The third abstract that I selected that might also have some implication right now, on Monday, going back to our clinic, is called the RIGHT choice study. Historically, we thought that patients with metastatic breast cancer that have aggressive subtypes, meaning they have visceral crisis, compromised organs and so forth. We felt like instead of giving them endocrine therapy plus the target therapy, we should be treating them with chemotherapy. This study was made to challenge that, so they randomized patients to chemotherapy versus endocrine therapy, plus a CDK4/6 inhibitor, and they found that using endocrine therapy plus a CDK4/6 inhibitor is better than using chemotherapy. Those patients had better outcomes when they compared to chemotherapy, and better response rates to that endocrine therapy plus CDK4/6 inhibitor. So, this is something that has implication right away for our treatment paradigm.
The last abstract that I want to highlight, it's also something that we can start using the first day back to clinic is called the POSITIVE trial. This study looked at two things: first, was the outcomes of patients that are premenopausal that are on endocrine therapy that want to interrupt briefly their endocrine therapy to get pregnant. So, they looked at their outcomes when they interrupt this endocrine therapy. The other thing they looked at is whether it's safe and the outcome of the pregnancy. Although the study showed a short-term follow-up; however, it seems to be a safe thing to do, meaning that we can interrupt endocrine therapy for a short period of time. In the study they looked at two years of interruption, where the patient was allowed to stop the treatment she's on in order to get pregnant and deliver a baby. They found that the outcomes on the baby, again, a short-term and follow-up, but it seems to be safe.
This is very exciting. A lot of patients ask us, "Is it safe for me to stop the endocrine therapy and get pregnant?" Now we have at least some data that says that, at least in the short-term, it is safe. Of course, the study will need long-term follow-up, and, in the future, we will get better data on whether it's safe in the long run. Thank you very much.

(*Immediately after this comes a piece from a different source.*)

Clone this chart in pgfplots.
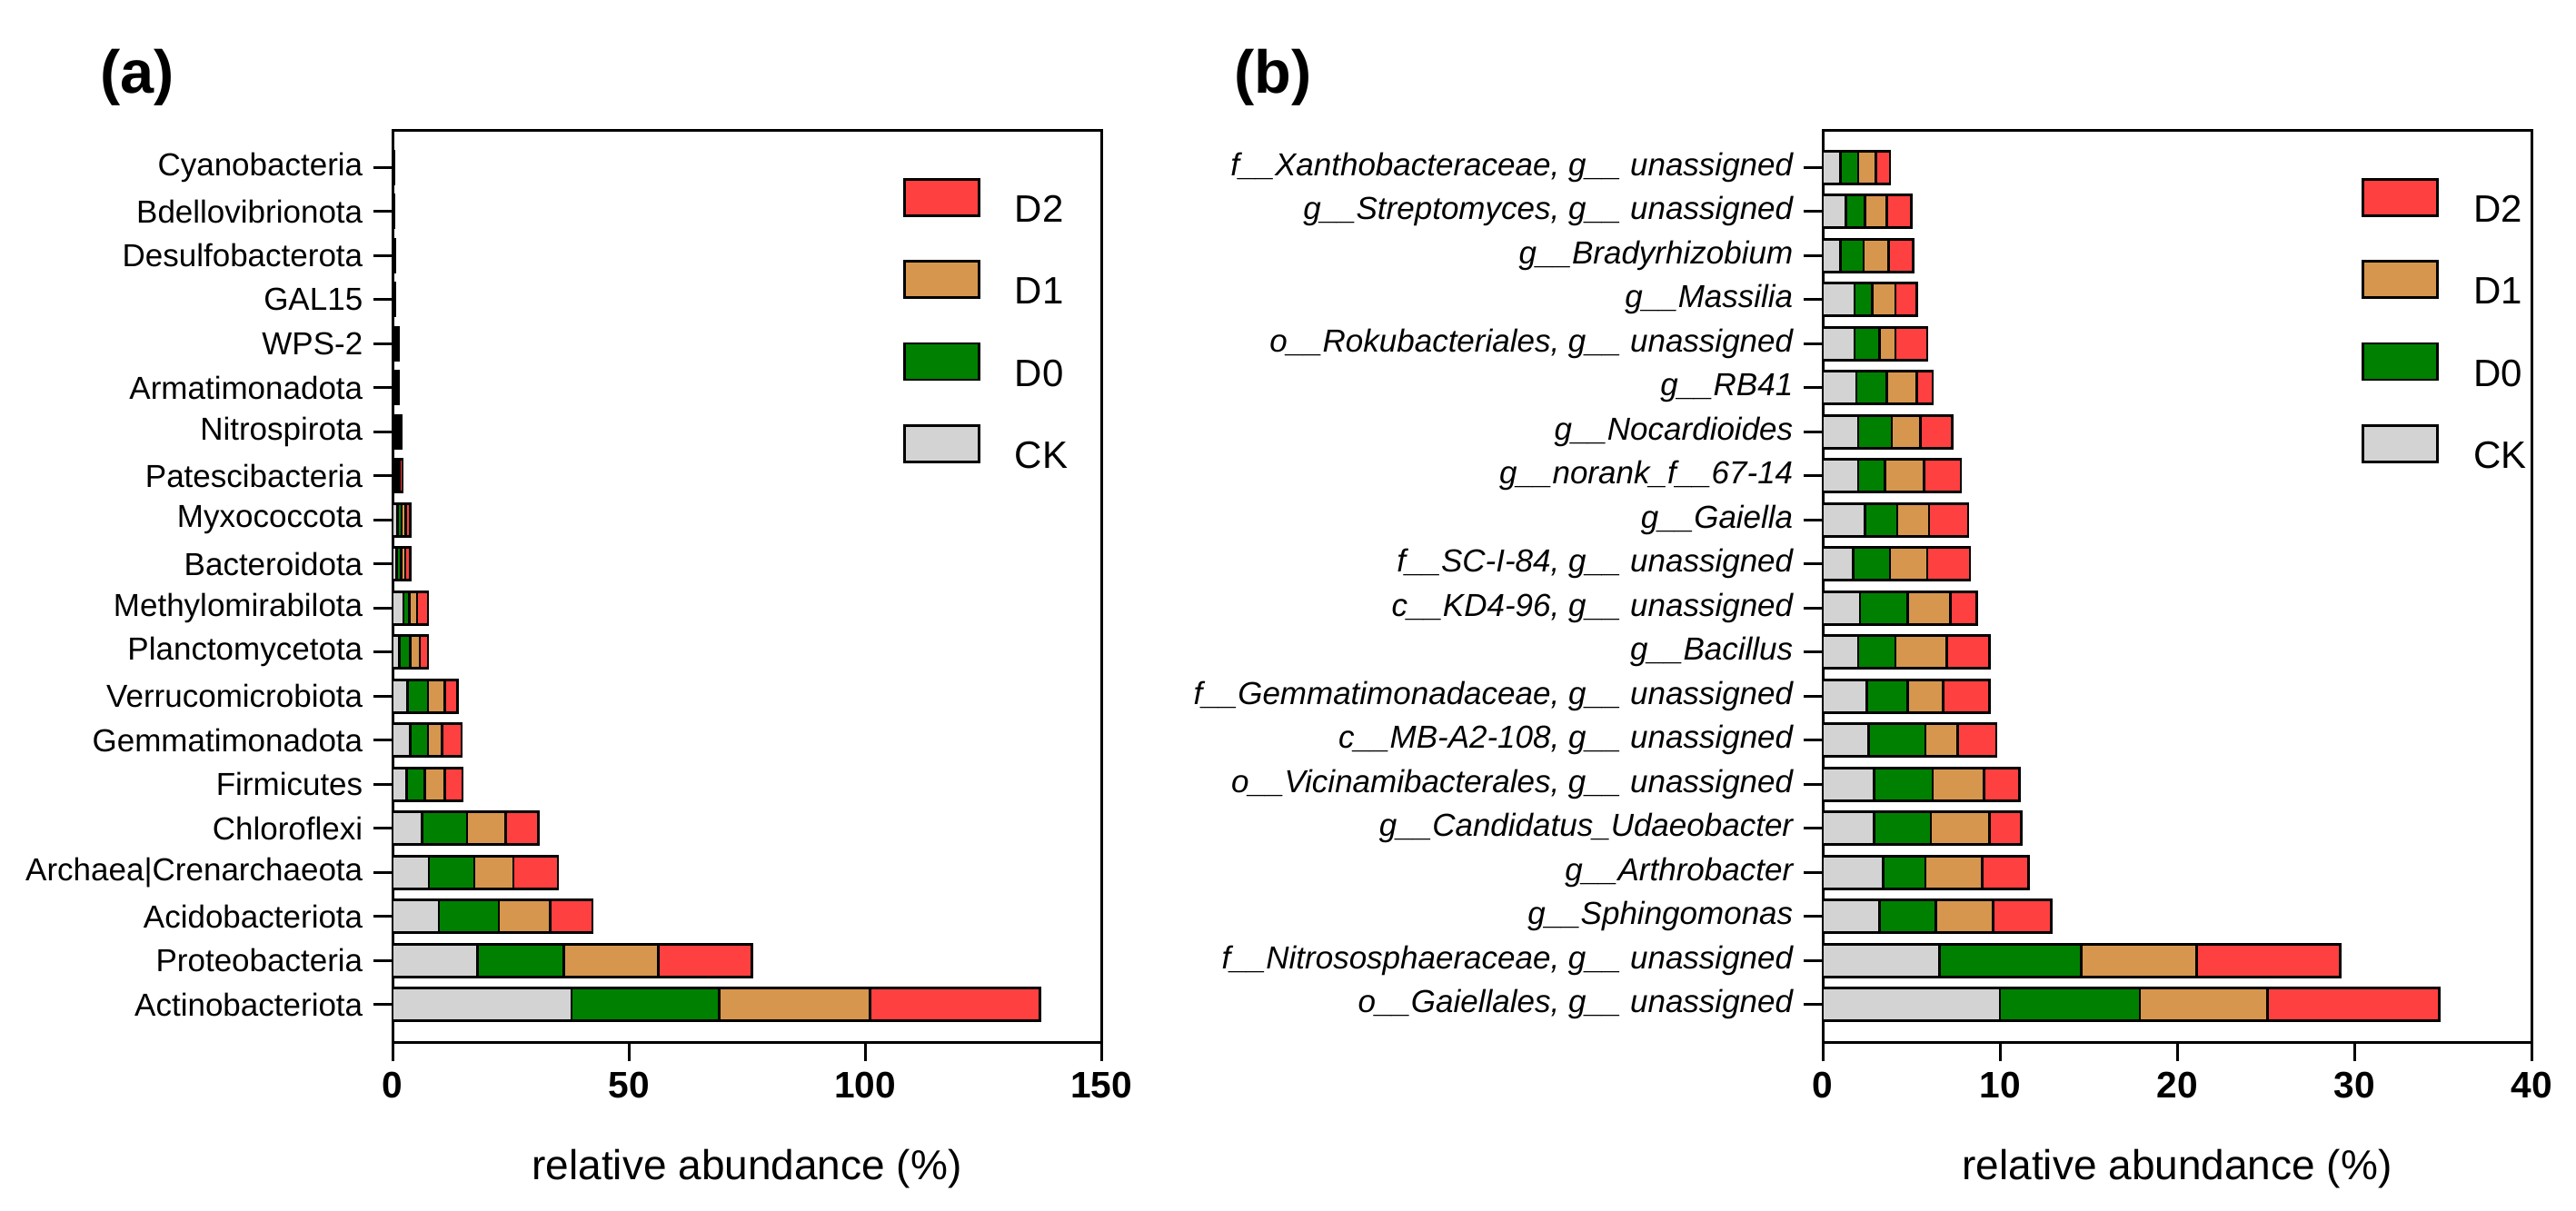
\documentclass[border=0pt]{standalone}
\usepackage{fontspec}
\setmainfont{Liberation Sans}
\usepackage{pgfplots}
\usepackage{pgfplotstable}
\pgfplotsset{compat=1.18}

\definecolor{ckc}{RGB}{211,211,211}
\definecolor{dzero}{RGB}{0,128,0}
\definecolor{done}{RGB}{214,150,78}
\definecolor{dtwo}{RGB}{255,64,64}

% y index 0 = bottom bar
\pgfplotstableread{
y CK D0 D1 D2
0 37.9 31.2 31.9 36.0
1 18.0 18.3 20.0 19.8
2 9.8 12.7 10.9 8.9
3 7.7 9.6 8.3 9.4
4 6.2 9.6 8.2 6.9
5 3.0 3.8 4.3 3.7
6 3.8 3.7 3.0 4.1
7 3.2 4.3 3.5 2.7
8 1.5 2.3 2.0 1.7
9 2.3 1.3 1.6 2.3
10 0.9 0.9 0.9 1.0
11 1.0 0.9 0.9 0.9
12 0.5 0.5 0.5 0.6
13 0.5 0.5 0.4 0.5
14 0.3 0.3 0.35 0.35
15 0.3 0.3 0.3 0.3
16 0.15 0.15 0.15 0.15
17 0.12 0.12 0.12 0.12
18 0.1 0.1 0.1 0.1
19 0.08 0.08 0.08 0.08
}\phyla

\pgfplotstableread{
y CK D0 D1 D2
0 10.0 7.9 7.2 9.7
1 6.6 8.0 6.5 8.1
2 3.2 3.2 3.2 3.3
3 3.4 2.4 3.2 2.6
4 2.9 3.2 3.3 1.8
5 2.9 3.3 2.9 2.0
6 2.6 3.2 1.8 2.2
7 2.5 2.3 2.0 2.6
8 2.0 2.1 2.9 2.4
9 2.1 2.7 2.4 1.5
10 1.7 2.1 2.1 2.4
11 2.4 1.8 1.8 2.2
12 2.0 1.5 2.2 2.1
13 2.0 1.9 1.6 1.8
14 1.9 1.7 1.7 0.9
15 1.8 1.4 0.9 1.8
16 1.8 1.0 1.3 1.2
17 1.0 1.3 1.4 1.4
18 1.3 1.1 1.2 1.4
19 1.0 1.0 1.0 0.8
}\genera

\pgfplotsset{
  panel/.style={
    scale only axis, width=234pt, height=301.2pt,
    anchor=south west,
    xbar stacked, bar width=10.8pt,
    xmin=0, ymin=-0.85, ymax=19.85,
    ytick={0,...,19},
    tick align=outside, xtick pos=left, ytick pos=left,
    major tick length=6.3pt,
    axis line style={line width=0.9pt},
    every tick/.style={black, line width=0.9pt},
    /pgf/number format/assume math mode=true,
    xticklabel style={font=\fontsize{12.2}{14}\selectfont\bfseries},
    yticklabel style={font=\fontsize{10.5}{12}\selectfont, text=black},
    xlabel={relative abundance (\%)},
    xlabel style={font=\fontsize{13.8}{16}\selectfont, at={(axis description cs:0.5,0)}, anchor=center, yshift=-42pt},
    legend image code/.code={\draw[##1, draw=black, line width=0.8pt] (0pt,-1.5pt) rectangle (24.6pt,10.5pt); \path (36pt,0pt);},
    reverse legend,
    legend cell align=left,
    legend style={at={(0.72,0.948)}, anchor=north west, draw=none, fill=none, inner sep=0pt,
      font=\fontsize{12.6}{15}\selectfont, row sep=11.1pt, column sep=0pt,
      nodes={inner sep=0pt}},
  },
  segment/.style={fill=#1, draw=black, line width=0.8pt},
}

\begin{document}
\begin{tikzpicture}
\useasboundingbox (0,0) rectangle (850.5pt,399.6pt);

\node[anchor=west, font=\fontsize{20}{24}\selectfont\bfseries] at (29.5pt,374.1pt) {(a)};
\node[anchor=west, font=\fontsize{20}{24}\selectfont\bfseries] at (404pt,374.1pt) {(b)};

\begin{axis}[panel, at={(129.6pt,55.5pt)},
    xmax=150, xtick={0,50,100,150},
    yticklabels={Actinobacteriota, Proteobacteria, Acidobacteriota, Archaea\textbar Crenarchaeota,
      Chloroflexi, Firmicutes, Gemmatimonadota, Verrucomicrobiota, Planctomycetota,
      Methylomirabilota, Bacteroidota, Myxococcota, Patescibacteria, Nitrospirota,
      Armatimonadota, WPS-2, GAL15, Desulfobacterota, Bdellovibrionota, Cyanobacteria},
  ]
  \addplot[segment=ckc] table[x=CK, y=y] {\phyla};
  \addplot[segment=dzero] table[x=D0, y=y] {\phyla};
  \addplot[segment=done] table[x=D1, y=y] {\phyla};
  \addplot[segment=dtwo] table[x=D2, y=y] {\phyla};
  \legend{CK, D0, D1, D2}
\end{axis}

\begin{axis}[panel, at={(601.8pt,55.5pt)},
    xmax=40, xtick={0,10,20,30,40},
    legend style={at={(0.76,0.948)}},
    yticklabel style={font=\fontsize{10.5}{12}\selectfont\itshape},
    yticklabels={{o\_\_Gaiellales, g\_\_ unassigned},
      {f\_\_Nitrososphaeraceae, g\_\_ unassigned},
      {g\_\_Sphingomonas},
      {g\_\_Arthrobacter},
      {g\_\_Candidatus\_Udaeobacter},
      {o\_\_Vicinamibacterales, g\_\_ unassigned},
      {c\_\_MB-A2-108, g\_\_ unassigned},
      {f\_\_Gemmatimonadaceae, g\_\_ unassigned},
      {g\_\_Bacillus},
      {c\_\_KD4-96, g\_\_ unassigned},
      {f\_\_SC-I-84, g\_\_ unassigned},
      {g\_\_Gaiella},
      {g\_\_norank\_f\_\_67-14},
      {g\_\_Nocardioides},
      {g\_\_RB41},
      {o\_\_Rokubacteriales, g\_\_ unassigned},
      {g\_\_Massilia},
      {g\_\_Bradyrhizobium},
      {g\_\_Streptomyces, g\_\_ unassigned},
      {f\_\_Xanthobacteraceae, g\_\_ unassigned}},
  ]
  \addplot[segment=ckc] table[x=CK, y=y] {\genera};
  \addplot[segment=dzero] table[x=D0, y=y] {\genera};
  \addplot[segment=done] table[x=D1, y=y] {\genera};
  \addplot[segment=dtwo] table[x=D2, y=y] {\genera};
  \legend{CK, D0, D1, D2}
\end{axis}
\end{tikzpicture}
\end{document}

Oncology Data Advisor: Thank you, Dr. Mouabbi. That's great information. Thank you so much for updating us and giving us this great information.
Dr. Mouabbi: Thank you.
About Dr. Mouabbi
Jason Mouabbi, MD, is an Assistant Professor in the Department of Breast Medical Oncology at The University of Texas MD Anderson Cancer Center, where his research focuses on the management of breast cancer subtypes and their impact on treatment, with specific specialization and interest in lobular breast cancer. Dr. Mouabbi has been the recipient of multiple honors and awards, including the Guiding Researchers and Advocates to Scientific Partnerships (GRASP) Advocate Choice Award in 2022 and the Lester & Sue Smith Breast Cancer Award of Excellence in 2021.
Transcript edited for clarity. Any views expressed above are the speaker's own and do not necessarily reflect those of Oncology Data Advisor.